◆ **Data excerpt**:
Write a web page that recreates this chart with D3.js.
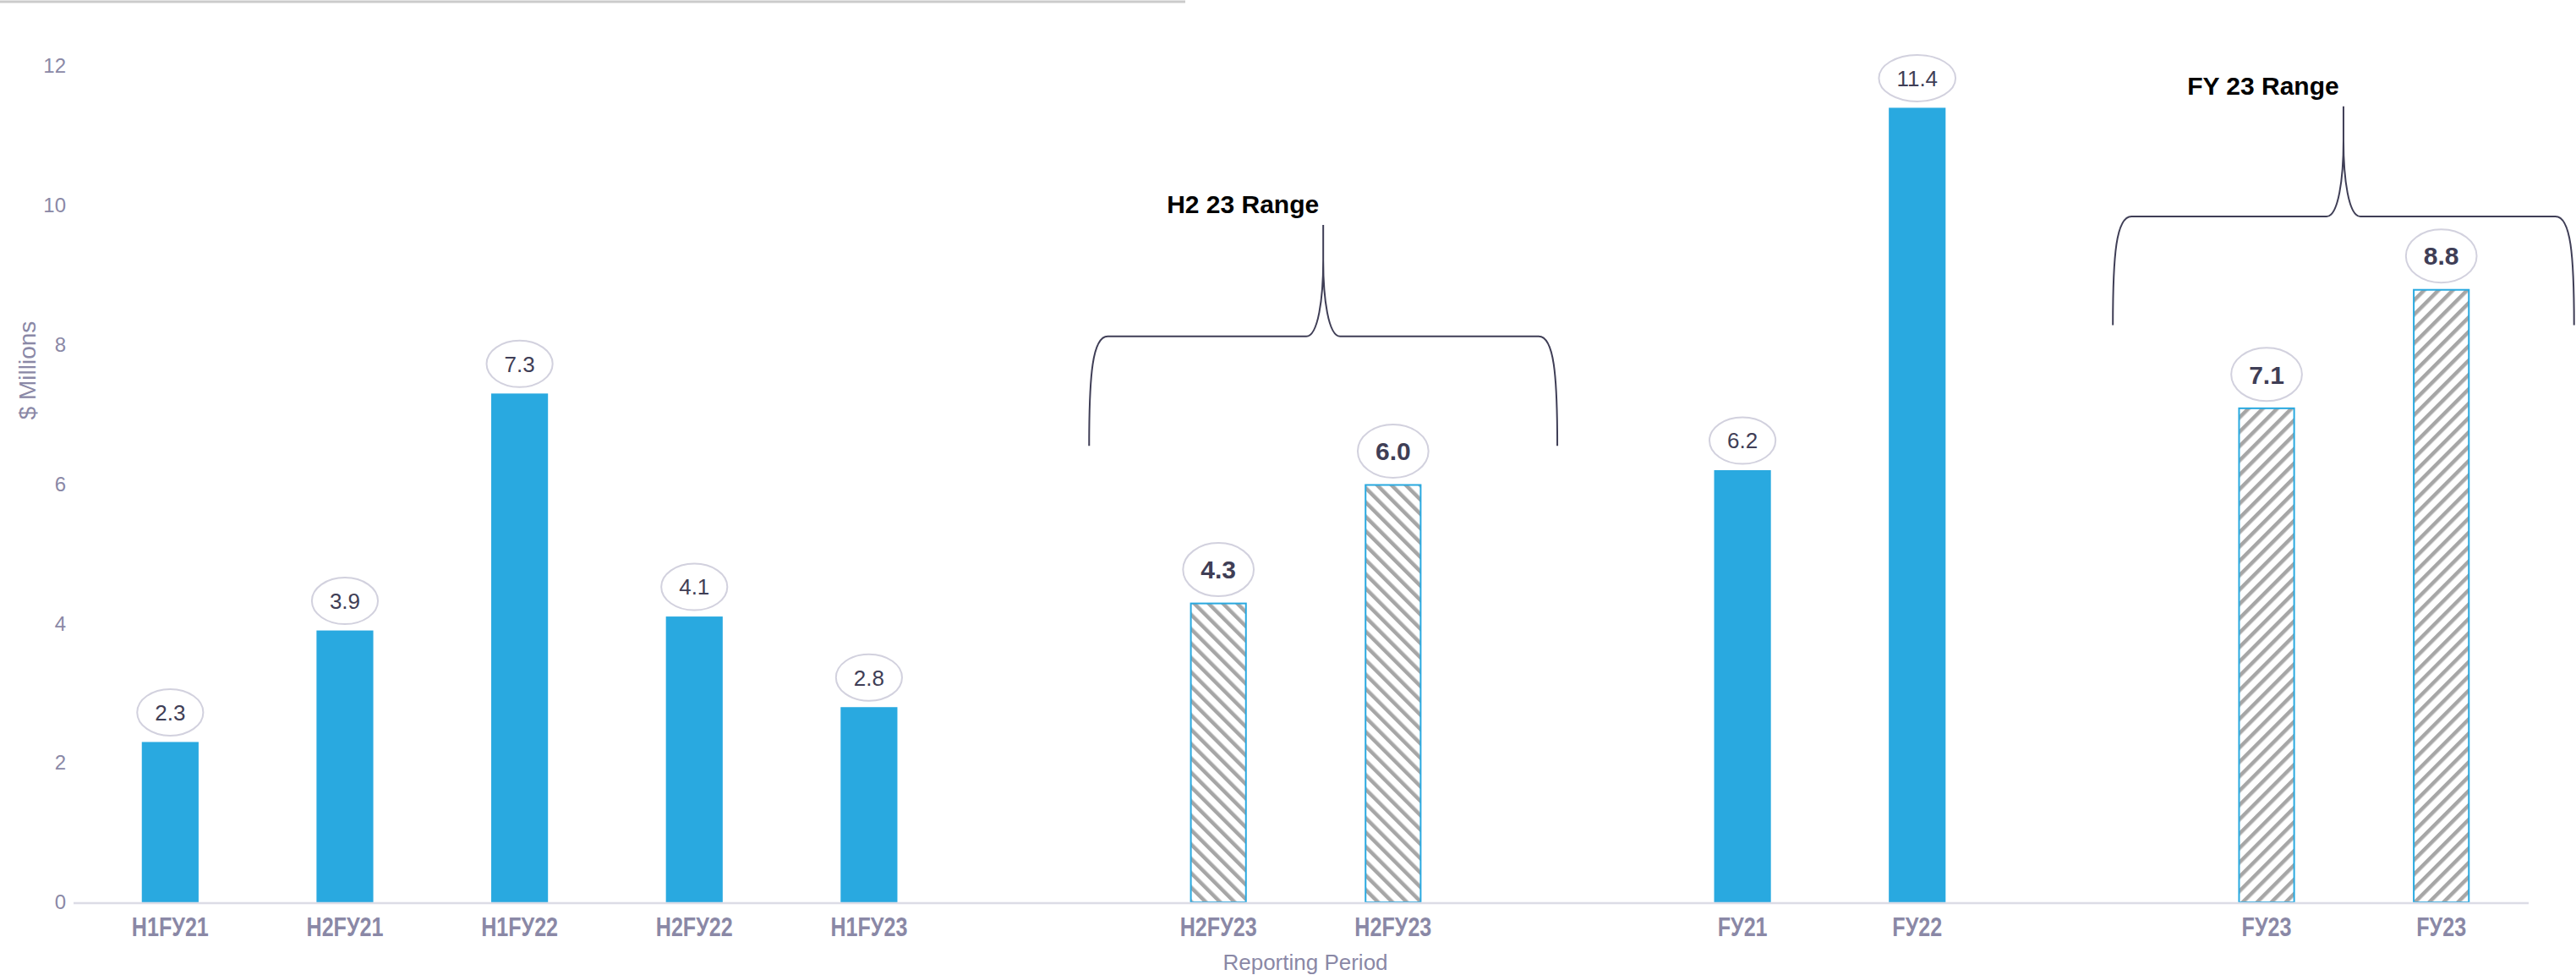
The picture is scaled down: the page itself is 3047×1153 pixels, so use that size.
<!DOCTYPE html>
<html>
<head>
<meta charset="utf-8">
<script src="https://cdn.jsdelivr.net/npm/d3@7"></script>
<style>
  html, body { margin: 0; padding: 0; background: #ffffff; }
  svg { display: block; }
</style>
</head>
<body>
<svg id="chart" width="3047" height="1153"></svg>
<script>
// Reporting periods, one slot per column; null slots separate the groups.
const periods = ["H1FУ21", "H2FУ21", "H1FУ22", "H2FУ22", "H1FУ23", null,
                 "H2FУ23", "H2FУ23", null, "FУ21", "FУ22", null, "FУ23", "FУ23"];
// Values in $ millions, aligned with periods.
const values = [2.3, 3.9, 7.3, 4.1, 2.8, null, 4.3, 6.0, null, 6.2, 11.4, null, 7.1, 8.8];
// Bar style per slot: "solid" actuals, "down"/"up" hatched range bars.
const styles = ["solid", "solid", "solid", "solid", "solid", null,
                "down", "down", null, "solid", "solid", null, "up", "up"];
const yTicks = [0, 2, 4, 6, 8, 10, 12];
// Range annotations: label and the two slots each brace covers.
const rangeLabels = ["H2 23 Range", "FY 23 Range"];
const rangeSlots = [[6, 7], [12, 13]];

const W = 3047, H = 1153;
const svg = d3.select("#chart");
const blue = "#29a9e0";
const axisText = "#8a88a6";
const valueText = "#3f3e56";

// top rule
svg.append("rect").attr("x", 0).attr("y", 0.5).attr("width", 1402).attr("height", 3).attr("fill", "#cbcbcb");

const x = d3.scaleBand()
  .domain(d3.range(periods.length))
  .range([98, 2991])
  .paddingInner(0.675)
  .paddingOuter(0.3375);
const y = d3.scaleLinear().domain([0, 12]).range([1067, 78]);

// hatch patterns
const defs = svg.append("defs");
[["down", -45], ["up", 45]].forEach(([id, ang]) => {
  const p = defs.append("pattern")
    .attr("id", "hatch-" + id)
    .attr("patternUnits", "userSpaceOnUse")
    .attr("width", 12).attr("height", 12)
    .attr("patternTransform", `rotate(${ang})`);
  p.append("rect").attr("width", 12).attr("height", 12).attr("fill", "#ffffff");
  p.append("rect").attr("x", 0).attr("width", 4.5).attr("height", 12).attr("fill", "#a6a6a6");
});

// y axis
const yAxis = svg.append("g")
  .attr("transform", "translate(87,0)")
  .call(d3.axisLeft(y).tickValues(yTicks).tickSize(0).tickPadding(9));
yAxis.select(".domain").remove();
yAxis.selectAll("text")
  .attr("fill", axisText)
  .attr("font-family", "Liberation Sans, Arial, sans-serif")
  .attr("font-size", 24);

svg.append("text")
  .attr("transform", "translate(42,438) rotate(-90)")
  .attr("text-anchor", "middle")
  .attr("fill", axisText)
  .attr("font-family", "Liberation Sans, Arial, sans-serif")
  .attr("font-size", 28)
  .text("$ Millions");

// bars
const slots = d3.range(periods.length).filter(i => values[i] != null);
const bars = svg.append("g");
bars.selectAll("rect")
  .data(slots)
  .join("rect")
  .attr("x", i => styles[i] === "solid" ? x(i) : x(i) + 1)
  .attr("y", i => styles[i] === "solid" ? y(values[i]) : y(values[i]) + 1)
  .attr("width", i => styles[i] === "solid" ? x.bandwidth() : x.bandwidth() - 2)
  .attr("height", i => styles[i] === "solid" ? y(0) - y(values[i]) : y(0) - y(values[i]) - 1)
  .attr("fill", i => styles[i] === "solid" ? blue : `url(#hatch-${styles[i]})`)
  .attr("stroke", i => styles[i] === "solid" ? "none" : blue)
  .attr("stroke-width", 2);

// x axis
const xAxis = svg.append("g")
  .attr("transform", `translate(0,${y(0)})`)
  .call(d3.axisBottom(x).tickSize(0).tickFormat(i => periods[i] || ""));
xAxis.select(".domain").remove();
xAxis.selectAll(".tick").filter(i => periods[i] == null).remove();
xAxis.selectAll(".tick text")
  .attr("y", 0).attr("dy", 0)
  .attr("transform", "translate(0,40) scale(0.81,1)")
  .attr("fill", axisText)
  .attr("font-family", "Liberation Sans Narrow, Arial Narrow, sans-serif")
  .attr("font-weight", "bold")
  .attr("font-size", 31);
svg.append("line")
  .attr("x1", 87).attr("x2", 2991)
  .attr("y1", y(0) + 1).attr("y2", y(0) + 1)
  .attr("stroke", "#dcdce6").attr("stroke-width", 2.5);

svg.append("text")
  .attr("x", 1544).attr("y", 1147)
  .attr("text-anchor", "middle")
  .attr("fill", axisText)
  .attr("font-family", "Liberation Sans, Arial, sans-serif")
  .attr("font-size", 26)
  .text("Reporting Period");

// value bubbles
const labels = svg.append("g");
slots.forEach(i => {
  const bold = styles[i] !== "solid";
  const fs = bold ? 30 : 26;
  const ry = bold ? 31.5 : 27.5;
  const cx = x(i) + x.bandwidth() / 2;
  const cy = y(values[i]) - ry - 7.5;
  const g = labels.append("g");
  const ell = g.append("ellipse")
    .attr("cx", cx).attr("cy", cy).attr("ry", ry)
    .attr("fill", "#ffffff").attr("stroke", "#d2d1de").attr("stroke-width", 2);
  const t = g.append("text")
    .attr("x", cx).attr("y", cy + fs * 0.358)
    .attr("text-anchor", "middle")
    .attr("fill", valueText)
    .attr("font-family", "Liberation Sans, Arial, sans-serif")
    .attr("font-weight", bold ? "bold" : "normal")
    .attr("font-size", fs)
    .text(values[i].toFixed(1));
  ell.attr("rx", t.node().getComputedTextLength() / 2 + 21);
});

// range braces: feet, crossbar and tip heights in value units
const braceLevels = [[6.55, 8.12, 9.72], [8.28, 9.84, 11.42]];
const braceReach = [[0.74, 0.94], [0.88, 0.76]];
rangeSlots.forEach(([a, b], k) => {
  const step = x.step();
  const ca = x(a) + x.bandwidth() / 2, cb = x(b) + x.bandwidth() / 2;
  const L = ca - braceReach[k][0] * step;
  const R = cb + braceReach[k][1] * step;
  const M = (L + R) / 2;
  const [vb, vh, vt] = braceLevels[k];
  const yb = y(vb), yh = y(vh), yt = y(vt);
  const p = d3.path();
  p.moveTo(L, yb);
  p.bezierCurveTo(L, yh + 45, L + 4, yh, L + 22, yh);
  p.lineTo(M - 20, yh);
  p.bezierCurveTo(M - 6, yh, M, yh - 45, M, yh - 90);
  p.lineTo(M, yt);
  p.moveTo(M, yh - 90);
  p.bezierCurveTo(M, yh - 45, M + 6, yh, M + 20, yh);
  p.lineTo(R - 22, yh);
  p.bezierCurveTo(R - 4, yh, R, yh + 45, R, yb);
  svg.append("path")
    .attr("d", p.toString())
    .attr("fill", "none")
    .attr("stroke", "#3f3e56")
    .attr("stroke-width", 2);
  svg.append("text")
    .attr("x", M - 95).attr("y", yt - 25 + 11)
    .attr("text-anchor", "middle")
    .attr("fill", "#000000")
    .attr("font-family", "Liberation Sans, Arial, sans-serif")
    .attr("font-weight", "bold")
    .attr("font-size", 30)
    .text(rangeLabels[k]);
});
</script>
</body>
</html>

◆ **What to work on**:
Transcribe all the data word for word; the images stay out.

◆ **Task solution**:
Write a web page that recreates this chart with D3.js.
The picture is scaled down: the page itself is 3047×1153 pixels, so use that size.
<!DOCTYPE html>
<html>
<head>
<meta charset="utf-8">
<script src="https://cdn.jsdelivr.net/npm/d3@7"></script>
<style>
  html, body { margin: 0; padding: 0; background: #ffffff; }
  svg { display: block; }
</style>
</head>
<body>
<svg id="chart" width="3047" height="1153"></svg>
<script>
// Reporting periods, one slot per column; null slots separate the groups.
const periods = ["H1FУ21", "H2FУ21", "H1FУ22", "H2FУ22", "H1FУ23", null,
                 "H2FУ23", "H2FУ23", null, "FУ21", "FУ22", null, "FУ23", "FУ23"];
// Values in $ millions, aligned with periods.
const values = [2.3, 3.9, 7.3, 4.1, 2.8, null, 4.3, 6.0, null, 6.2, 11.4, null, 7.1, 8.8];
// Bar style per slot: "solid" actuals, "down"/"up" hatched range bars.
const styles = ["solid", "solid", "solid", "solid", "solid", null,
                "down", "down", null, "solid", "solid", null, "up", "up"];
const yTicks = [0, 2, 4, 6, 8, 10, 12];
// Range annotations: label and the two slots each brace covers.
const rangeLabels = ["H2 23 Range", "FY 23 Range"];
const rangeSlots = [[6, 7], [12, 13]];

const W = 3047, H = 1153;
const svg = d3.select("#chart");
const blue = "#29a9e0";
const axisText = "#8a88a6";
const valueText = "#3f3e56";

// top rule
svg.append("rect").attr("x", 0).attr("y", 0.5).attr("width", 1402).attr("height", 3).attr("fill", "#cbcbcb");

const x = d3.scaleBand()
  .domain(d3.range(periods.length))
  .range([98, 2991])
  .paddingInner(0.675)
  .paddingOuter(0.3375);
const y = d3.scaleLinear().domain([0, 12]).range([1067, 78]);

// hatch patterns
const defs = svg.append("defs");
[["down", -45], ["up", 45]].forEach(([id, ang]) => {
  const p = defs.append("pattern")
    .attr("id", "hatch-" + id)
    .attr("patternUnits", "userSpaceOnUse")
    .attr("width", 12).attr("height", 12)
    .attr("patternTransform", `rotate(${ang})`);
  p.append("rect").attr("width", 12).attr("height", 12).attr("fill", "#ffffff");
  p.append("rect").attr("x", 0).attr("width", 4.5).attr("height", 12).attr("fill", "#a6a6a6");
});

// y axis
const yAxis = svg.append("g")
  .attr("transform", "translate(87,0)")
  .call(d3.axisLeft(y).tickValues(yTicks).tickSize(0).tickPadding(9));
yAxis.select(".domain").remove();
yAxis.selectAll("text")
  .attr("fill", axisText)
  .attr("font-family", "Liberation Sans, Arial, sans-serif")
  .attr("font-size", 24);

svg.append("text")
  .attr("transform", "translate(42,438) rotate(-90)")
  .attr("text-anchor", "middle")
  .attr("fill", axisText)
  .attr("font-family", "Liberation Sans, Arial, sans-serif")
  .attr("font-size", 28)
  .text("$ Millions");

// bars
const slots = d3.range(periods.length).filter(i => values[i] != null);
const bars = svg.append("g");
bars.selectAll("rect")
  .data(slots)
  .join("rect")
  .attr("x", i => styles[i] === "solid" ? x(i) : x(i) + 1)
  .attr("y", i => styles[i] === "solid" ? y(values[i]) : y(values[i]) + 1)
  .attr("width", i => styles[i] === "solid" ? x.bandwidth() : x.bandwidth() - 2)
  .attr("height", i => styles[i] === "solid" ? y(0) - y(values[i]) : y(0) - y(values[i]) - 1)
  .attr("fill", i => styles[i] === "solid" ? blue : `url(#hatch-${styles[i]})`)
  .attr("stroke", i => styles[i] === "solid" ? "none" : blue)
  .attr("stroke-width", 2);

// x axis
const xAxis = svg.append("g")
  .attr("transform", `translate(0,${y(0)})`)
  .call(d3.axisBottom(x).tickSize(0).tickFormat(i => periods[i] || ""));
xAxis.select(".domain").remove();
xAxis.selectAll(".tick").filter(i => periods[i] == null).remove();
xAxis.selectAll(".tick text")
  .attr("y", 0).attr("dy", 0)
  .attr("transform", "translate(0,40) scale(0.81,1)")
  .attr("fill", axisText)
  .attr("font-family", "Liberation Sans Narrow, Arial Narrow, sans-serif")
  .attr("font-weight", "bold")
  .attr("font-size", 31);
svg.append("line")
  .attr("x1", 87).attr("x2", 2991)
  .attr("y1", y(0) + 1).attr("y2", y(0) + 1)
  .attr("stroke", "#dcdce6").attr("stroke-width", 2.5);

svg.append("text")
  .attr("x", 1544).attr("y", 1147)
  .attr("text-anchor", "middle")
  .attr("fill", axisText)
  .attr("font-family", "Liberation Sans, Arial, sans-serif")
  .attr("font-size", 26)
  .text("Reporting Period");

// value bubbles
const labels = svg.append("g");
slots.forEach(i => {
  const bold = styles[i] !== "solid";
  const fs = bold ? 30 : 26;
  const ry = bold ? 31.5 : 27.5;
  const cx = x(i) + x.bandwidth() / 2;
  const cy = y(values[i]) - ry - 7.5;
  const g = labels.append("g");
  const ell = g.append("ellipse")
    .attr("cx", cx).attr("cy", cy).attr("ry", ry)
    .attr("fill", "#ffffff").attr("stroke", "#d2d1de").attr("stroke-width", 2);
  const t = g.append("text")
    .attr("x", cx).attr("y", cy + fs * 0.358)
    .attr("text-anchor", "middle")
    .attr("fill", valueText)
    .attr("font-family", "Liberation Sans, Arial, sans-serif")
    .attr("font-weight", bold ? "bold" : "normal")
    .attr("font-size", fs)
    .text(values[i].toFixed(1));
  ell.attr("rx", t.node().getComputedTextLength() / 2 + 21);
});

// range braces: feet, crossbar and tip heights in value units
const braceLevels = [[6.55, 8.12, 9.72], [8.28, 9.84, 11.42]];
const braceReach = [[0.74, 0.94], [0.88, 0.76]];
rangeSlots.forEach(([a, b], k) => {
  const step = x.step();
  const ca = x(a) + x.bandwidth() / 2, cb = x(b) + x.bandwidth() / 2;
  const L = ca - braceReach[k][0] * step;
  const R = cb + braceReach[k][1] * step;
  const M = (L + R) / 2;
  const [vb, vh, vt] = braceLevels[k];
  const yb = y(vb), yh = y(vh), yt = y(vt);
  const p = d3.path();
  p.moveTo(L, yb);
  p.bezierCurveTo(L, yh + 45, L + 4, yh, L + 22, yh);
  p.lineTo(M - 20, yh);
  p.bezierCurveTo(M - 6, yh, M, yh - 45, M, yh - 90);
  p.lineTo(M, yt);
  p.moveTo(M, yh - 90);
  p.bezierCurveTo(M, yh - 45, M + 6, yh, M + 20, yh);
  p.lineTo(R - 22, yh);
  p.bezierCurveTo(R - 4, yh, R, yh + 45, R, yb);
  svg.append("path")
    .attr("d", p.toString())
    .attr("fill", "none")
    .attr("stroke", "#3f3e56")
    .attr("stroke-width", 2);
  svg.append("text")
    .attr("x", M - 95).attr("y", yt - 25 + 11)
    .attr("text-anchor", "middle")
    .attr("fill", "#000000")
    .attr("font-family", "Liberation Sans, Arial, sans-serif")
    .attr("font-weight", "bold")
    .attr("font-size", 30)
    .text(rangeLabels[k]);
});
</script>
</body>
</html>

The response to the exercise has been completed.